Dans une programmation très fournie et souvent inégale, on retiendra également l’expérience immersive proposée par Roger Ballen dans son installation extravagante The house of the Ballenesque, une maison témoin angoissante construite autour des différentes composantes de son travail photographique et de son langage esthétique : vitres cassées, chaises empilées, poupées démembrées et une représentation de Roger Ballen himself dans un lit (de mort ?), en noir et blanc bien sûr. Le travail de Mathieu Pernot fut aussi remarqué, lui qui photographia une famille de Gitans d’Arles, les Gorgan, rencontrés en 1995 alors qu’il était étudiant. L’exposition reconstitue les destins individuels des membres de cette famille, depuis les premières photos de Mathieu Pernot jusqu’aux toutes récentes, en passant par des photos de famille. On y comprend les lignes de vie de Johny, Rocky ou encore Ninaï, et on devine entre les cadres l’expérience dépassant la photographie vécue entre la famille et l’artiste, le gadjé.

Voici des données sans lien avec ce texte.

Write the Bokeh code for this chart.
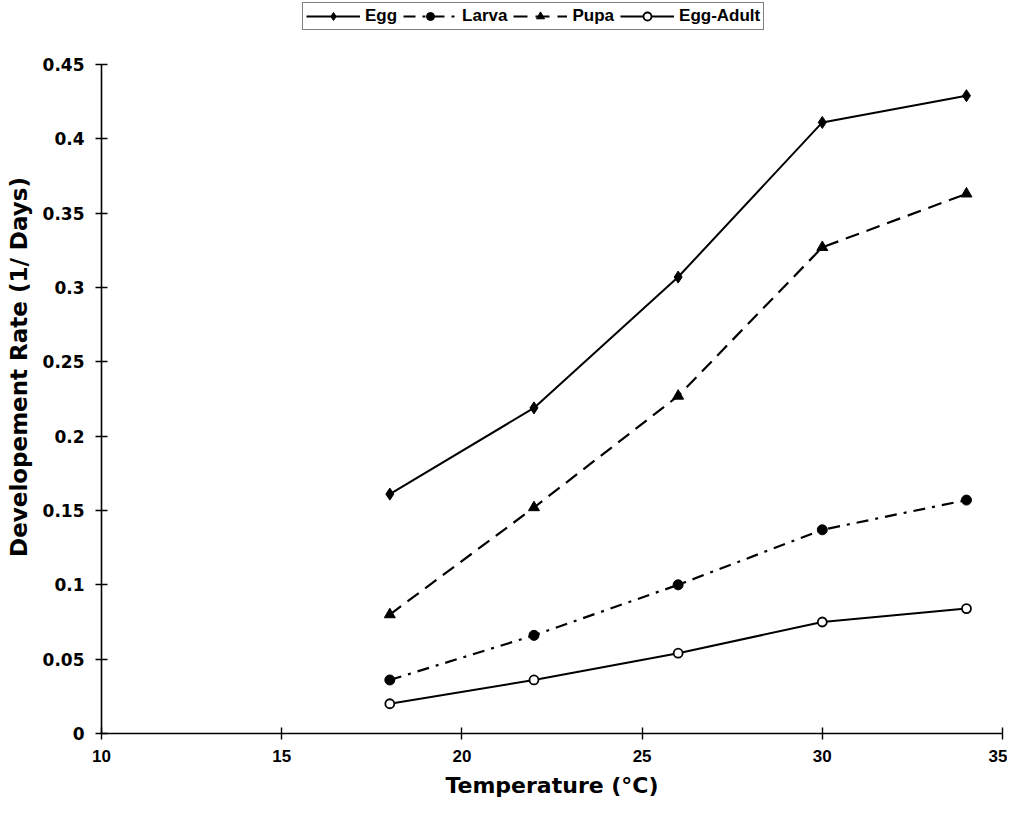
from bokeh.plotting import figure
from bokeh.models import Range1d, FixedTicker, Legend, LegendItem
from bokeh.embed import file_html
from bokeh.resources import INLINE

temperature = [18, 22, 26, 30, 34]
egg = [0.161, 0.219, 0.307, 0.411, 0.429]
larva = [0.036, 0.066, 0.100, 0.137, 0.157]
pupa = [0.080, 0.152, 0.227, 0.327, 0.363]
egg_adult = [0.020, 0.036, 0.054, 0.075, 0.084]

x_ticks = [10, 15, 20, 25, 30, 35]
y_ticks = [0, 0.05, 0.1, 0.15, 0.2, 0.25, 0.3, 0.35, 0.4, 0.45]
y_tick_labels = ["0", "0.05", "0.1", "0.15", "0.2", "0.25", "0.3", "0.35", "0.4", "0.45"]

SANS = "Liberation Sans"
WIDE = "DejaVu Sans"

# frame extends to the top of the canvas so the legend can sit above the y axis end
p = figure(output_backend="svg", toolbar_location=None,
           frame_width=901, frame_height=733,
           min_border_left=101, min_border_right=5, min_border_top=0, min_border_bottom=81,
           x_range=Range1d(10, 35), y_range=Range1d(0, 0.493),
           x_axis_label="Temperature (°C)", y_axis_label="Developement Rate (1/ Days)")
p.outline_line_color = None
p.xgrid.visible = False
p.ygrid.visible = False
p.background_fill_color = "white"
p.border_fill_color = "white"

p.xaxis.ticker = FixedTicker(ticks=x_ticks)
p.yaxis.ticker = FixedTicker(ticks=y_ticks)
p.yaxis.major_label_overrides = {t: l for t, l in zip(y_ticks, y_tick_labels)}
p.yaxis.bounds = (0, 0.45)

for ax in (p.xaxis[0], p.yaxis[0]):
    ax.axis_line_width = 1.6
    ax.axis_line_color = "black"
    ax.major_tick_line_width = 1.4
    ax.major_tick_line_color = "black"
    ax.major_tick_in = 6
    ax.major_tick_out = 6
    ax.minor_tick_line_color = None
    ax.major_label_text_font_style = "bold"
    ax.major_label_text_color = "black"
    ax.axis_label_text_font = WIDE
    ax.axis_label_text_font_style = "bold"
    ax.axis_label_text_color = "black"

p.xaxis.major_label_text_font = SANS
p.xaxis.major_label_text_font_size = "17px"
p.yaxis.major_label_text_font = WIDE
p.yaxis.major_label_text_font_size = "17px"
p.xaxis.major_label_standoff = 10
p.yaxis.major_label_standoff = 11
p.xaxis.axis_label_text_font_size = "22px"
p.yaxis.axis_label_text_font_size = "23px"
p.xaxis.axis_label_standoff = 8
p.yaxis.axis_label_standoff = 8

l1 = p.line(temperature, egg, line_color="black", line_width=2)
m1 = p.scatter(temperature, egg, marker="diamond", size=12, fill_color="black", line_color="black")
l2 = p.line(temperature, larva, line_color="black", line_width=2.2, line_dash="12 7 3 7")
m2 = p.scatter(temperature, larva, marker="circle", size=10, fill_color="black", line_color="black")
l3 = p.line(temperature, pupa, line_color="black", line_width=2.2, line_dash="14 8")
m3 = p.scatter(temperature, pupa, marker="triangle", size=11, fill_color="black", line_color="black")
l4 = p.line(temperature, egg_adult, line_color="black", line_width=2)
m4 = p.scatter(temperature, egg_adult, marker="circle", size=9, fill_color="white", line_color="black", line_width=1.8)

legend = Legend(items=[
    LegendItem(label="Egg", renderers=[l1, m1]),
    LegendItem(label="Larva", renderers=[l2, m2]),
    LegendItem(label="Pupa", renderers=[l3, m3]),
    LegendItem(label="Egg-Adult", renderers=[l4, m4]),
], location=(201, 703), orientation="horizontal")
legend.label_text_font = SANS
legend.label_text_font_style = "bold"
legend.label_text_font_size = "17px"
legend.label_text_color = "black"
legend.label_standoff = 5
legend.glyph_width = 54
legend.glyph_height = 20
legend.label_height = 17
legend.spacing = 6
legend.padding = 3
legend.margin = 0
legend.border_line_color = "black"
legend.border_line_width = 1.6
legend.background_fill_alpha = 1
p.add_layout(legend, "center")

open("out.html", "w").write(file_html(p, INLINE))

À l’heure du bilan, quelques autres artistes mériteraient plus qu’une mention : Philippe Dudouit, nominé au nouveau prix découverte pour son fascinant travail sur le trafic de drogue au Sahel, Mathieu Asselin et son enquête photographique à charge sur Monsanto, Silin Liu et ses délirants autoportraits historiques photoshoppés, Niels Ackermann à la recherche des dernières statues cachées de Lénine en Ukraine ou encore Paz Errazuriz et ses portraits de minorités et marginaux chiliens, des années 1980 à aujourd’hui. Entre les dizaines d’expositions officielles et off (notamment la très réussie Island of the color blind de l’artiste belge Sanne De Wilde proposée par le festival Circulations), la première présence luxembourgeoise officielle à Arles, Flux Feelings, n’a pas dépareillé et a engrangé les visiteurs à la Chapelle de la Charité, en plus de proposer un vernissage dont les Arlésiens se souviendront1.

1 L’auteur est un des photographes dont le travail est exposé dans le cadre de Flux Feelings.

Les Rencontres de la photographie durent encore jusqu’au 24 septembre ; rencontres-arles.com.